## Supplied records
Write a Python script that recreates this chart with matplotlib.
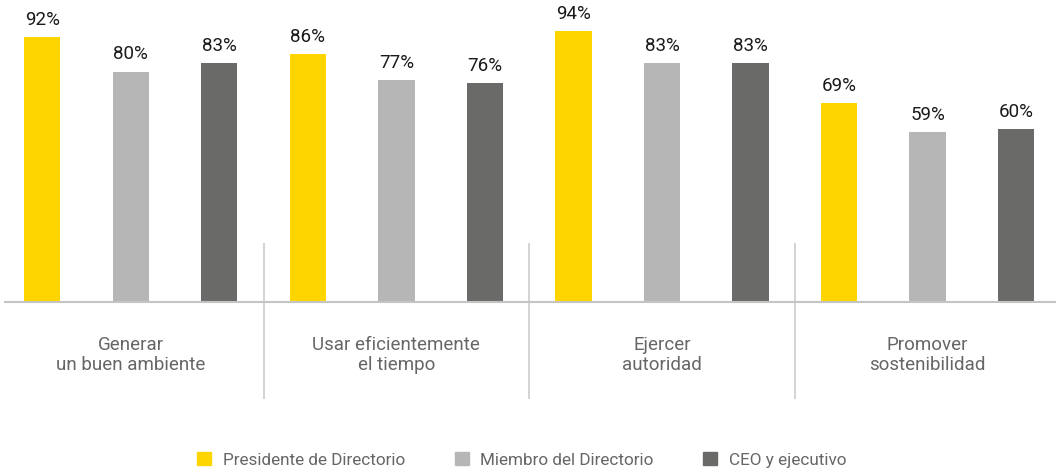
import matplotlib.pyplot as plt
from matplotlib.patches import Patch

plt.rcParams['font.family'] = ['Roboto', 'DejaVu Sans']

# Values
categories = ['Generar\nun buen ambiente', 'Usar eficientemente\nel tiempo',
              'Ejercer\nautoridad', 'Promover\nsostenibilidad']
series = ['Presidente de Directorio', 'Miembro del Directorio', 'CEO y ejecutivo']
presidente = [92, 86, 94, 69]
miembro = [80, 77, 83, 59]
ceo = [83, 76, 83, 60]

colors = ['#FFD500', '#B6B6B6', '#6A6A69']
values = [presidente, miembro, ceo]

fig = plt.figure(figsize=(10.56, 4.74), dpi=100)
ax = fig.add_axes([5/1056, (474-302)/474, 1051/1056, 288/474])

for j, (vals, col, name) in enumerate(zip(values, colors, series)):
    xs = [i*3 + j for i in range(len(categories))]
    bars = ax.bar(xs, vals, width=0.41, color=col, label=name)
    for x, v in zip(xs, vals):
        ax.annotate(f'{v}%', (x, v), xytext=(0, 6), textcoords='offset points',
                    ha='center', va='bottom', fontsize=13.5, color='#1a1a1a')

ax.set_xlim(-0.42, 11.45)
ax.set_ylim(0, 100)

# group separators
ax.vlines([2.5, 5.5, 8.5], -33.7, 20.5, color='#cccccc', lw=1.2, clip_on=False)

for i, cat in enumerate(categories):
    ax.text(i*3 + 1, -18.3, cat, ha='center', va='center', fontsize=13.5,
            color='#666666', linespacing=1.15)

for s in ['top', 'right', 'left']:
    ax.spines[s].set_visible(False)
ax.spines['bottom'].set_color('#c4c4c4')
ax.spines['bottom'].set_linewidth(1.5)
ax.set_xticks([])
ax.set_yticks([])

handles = [Patch(color=c, label=n) for c, n in zip(colors, series)]
fig.legend(handles=handles, loc='center', bbox_to_anchor=(522/1056, 1-460/474),
           ncol=3, frameon=False, fontsize=12.3, labelcolor='#666666',
           handlelength=0.8, handleheight=0.8, handletextpad=0.7,
           columnspacing=2.9)

plt.savefig('out.png', dpi=100)
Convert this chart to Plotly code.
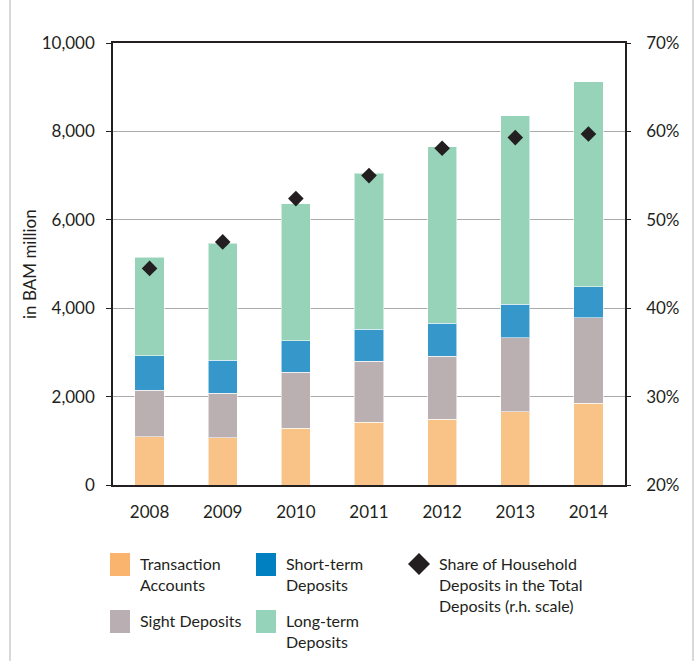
import plotly.graph_objects as go

years = ["2008", "2009", "2010", "2011", "2012", "2013", "2014"]
transaction_accounts = [1093, 1071, 1282, 1418, 1486, 1659, 1848]
sight_deposits = [1056, 1003, 1267, 1387, 1425, 1667, 1938]
short_term_deposits = [770, 754, 716, 724, 746, 769, 701]
long_term_deposits = [2232, 2640, 3100, 3522, 3998, 4261, 4631]
household_share = [44.5, 47.5, 52.4, 55.0, 58.1, 59.3, 59.7]

left_ticks = [0, 2000, 4000, 6000, 8000, 10000]
left_tick_text = ["0", "2,000", "4,000", "6,000", "8,000", "10,000"]
right_ticks = [20, 30, 40, 50, 60, 70]
right_tick_text = ["20%", "30%", "40%", "50%", "60%", "70%"]

FONT = "Lato"
FS = 17
LEG_FS = 16
INK = "#231f20"

W, H = 696, 661
ML, MR, MT, MB = 113, 71, 43, 176
PW, PH = W - ML - MR, H - MT - MB


def px(x):
    return (x - ML) / PW


def py(y):
    return (H - MB - y) / PH


series = [
    ("Transaction Accounts", transaction_accounts, "#f9c388"),
    ("Sight Deposits", sight_deposits, "#bab0b2"),
    ("Short-term Deposits", short_term_deposits, "#3597ca"),
    ("Long-term Deposits", long_term_deposits, "#96d3b9"),
]

fig = go.Figure()
for name, vals, col in series:
    fig.add_trace(go.Bar(
        x=years, y=vals, name=name, marker_color=col,
        marker_line=dict(color="rgba(255,255,255,0.55)", width=1),
        showlegend=False,
    ))

fig.add_trace(go.Scatter(
    x=years, y=household_share, yaxis="y2", mode="markers",
    name="Share of Household Deposits in the Total Deposits (r.h. scale)",
    marker=dict(symbol="diamond", size=12, color=INK),
    showlegend=False,
))

axis_font = dict(family=FONT, size=FS, color=INK)

fig.update_layout(
    width=W, height=H,
    margin=dict(l=ML, r=MR, t=MT, b=MB),
    paper_bgcolor="white", plot_bgcolor="white",
    barmode="stack", bargap=0.6,
    font=dict(family=FONT, size=FS, color=INK),
    xaxis=dict(
        type="category", showgrid=False, showline=True, linecolor=INK,
        linewidth=1.5, mirror=True, ticks="", tickfont=axis_font,
        ticklabelstandoff=11,
    ),
    yaxis=dict(
        range=[0, 10000], tickvals=left_ticks, ticktext=left_tick_text,
        showgrid=True, gridcolor="#ababab", gridwidth=1,
        showline=True, linecolor=INK, linewidth=1.5,
        ticks="outside", ticklen=5, tickcolor=INK, tickwidth=1,
        tickfont=axis_font, ticklabelstandoff=8, zeroline=False,
    ),
    yaxis2=dict(
        range=[20, 70], tickvals=right_ticks, ticktext=right_tick_text,
        overlaying="y", side="right", showgrid=False,
        showline=True, linecolor=INK, linewidth=1.5,
        ticks="outside", ticklen=4, tickcolor=INK, tickwidth=1,
        tickfont=axis_font, ticklabelstandoff=12, zeroline=False,
    ),
)

shapes = []
annotations = []

# outer frame: vertical rules on both sides
for xpix in (10, 693):
    shapes.append(dict(type="line", xref="paper", yref="paper",
                       x0=px(xpix), x1=px(xpix), y0=py(0), y1=py(H),
                       line=dict(color="#cccccc", width=1.5)))

# left axis title
annotations.append(dict(
    text="in BAM million", xref="paper", yref="paper",
    x=px(29), y=py(264), xanchor="center", yanchor="middle",
    textangle=-90, showarrow=False,
    font=dict(family=FONT, size=FS, color=INK),
))

# legend swatches and labels
legend_items = [
    (110, 553, "#fbb46e", "Transaction<br>Accounts"),
    (110, 610, "#b9aeb1", "Sight Deposits"),
    (256, 553, "#0080c0", "Short-term<br>Deposits"),
    (256, 610, "#95d3ba", "Long-term<br>Deposits"),
]
for x0, y0, col, label in legend_items:
    shapes.append(dict(type="rect", xref="paper", yref="paper",
                       x0=px(x0), x1=px(x0 + 20), y0=py(y0), y1=py(y0 + 23),
                       fillcolor=col, line=dict(width=0)))
    annotations.append(dict(
        text=label, xref="paper", yref="paper", x=px(x0 + 28), y=py(y0 - 1.5),
        xanchor="left", yanchor="top", align="left", showarrow=False,
        font=dict(family=FONT, size=LEG_FS, color=INK),
    ))

cx, cy, r = 419, 564, 11
shapes.append(dict(
    type="path", xref="paper", yref="paper",
    path=(f"M {px(cx - r)} {py(cy)} L {px(cx)} {py(cy - r)} "
          f"L {px(cx + r)} {py(cy)} L {px(cx)} {py(cy + r)} Z"),
    fillcolor=INK, line=dict(width=0),
))
annotations.append(dict(
    text="Share of Household<br>Deposits in the Total<br>Deposits (r.h. scale)",
    xref="paper", yref="paper", x=px(437), y=py(551.5),
    xanchor="left", yanchor="top", align="left", showarrow=False,
    font=dict(family=FONT, size=LEG_FS, color=INK),
))

fig.update_layout(shapes=shapes, annotations=annotations)

fig.write_html("out.html")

## Short task
Exactly reproduce the lines from the line holding "Convert this chart to Plotly code." through the line holding "axis_font = dict(family=FONT, size=FS, color=INK)", and only those; pictures are to be left out.

## Full solution
Convert this chart to Plotly code.
import plotly.graph_objects as go

years = ["2008", "2009", "2010", "2011", "2012", "2013", "2014"]
transaction_accounts = [1093, 1071, 1282, 1418, 1486, 1659, 1848]
sight_deposits = [1056, 1003, 1267, 1387, 1425, 1667, 1938]
short_term_deposits = [770, 754, 716, 724, 746, 769, 701]
long_term_deposits = [2232, 2640, 3100, 3522, 3998, 4261, 4631]
household_share = [44.5, 47.5, 52.4, 55.0, 58.1, 59.3, 59.7]

left_ticks = [0, 2000, 4000, 6000, 8000, 10000]
left_tick_text = ["0", "2,000", "4,000", "6,000", "8,000", "10,000"]
right_ticks = [20, 30, 40, 50, 60, 70]
right_tick_text = ["20%", "30%", "40%", "50%", "60%", "70%"]

FONT = "Lato"
FS = 17
LEG_FS = 16
INK = "#231f20"

W, H = 696, 661
ML, MR, MT, MB = 113, 71, 43, 176
PW, PH = W - ML - MR, H - MT - MB


def px(x):
    return (x - ML) / PW


def py(y):
    return (H - MB - y) / PH


series = [
    ("Transaction Accounts", transaction_accounts, "#f9c388"),
    ("Sight Deposits", sight_deposits, "#bab0b2"),
    ("Short-term Deposits", short_term_deposits, "#3597ca"),
    ("Long-term Deposits", long_term_deposits, "#96d3b9"),
]

fig = go.Figure()
for name, vals, col in series:
    fig.add_trace(go.Bar(
        x=years, y=vals, name=name, marker_color=col,
        marker_line=dict(color="rgba(255,255,255,0.55)", width=1),
        showlegend=False,
    ))

fig.add_trace(go.Scatter(
    x=years, y=household_share, yaxis="y2", mode="markers",
    name="Share of Household Deposits in the Total Deposits (r.h. scale)",
    marker=dict(symbol="diamond", size=12, color=INK),
    showlegend=False,
))

axis_font = dict(family=FONT, size=FS, color=INK)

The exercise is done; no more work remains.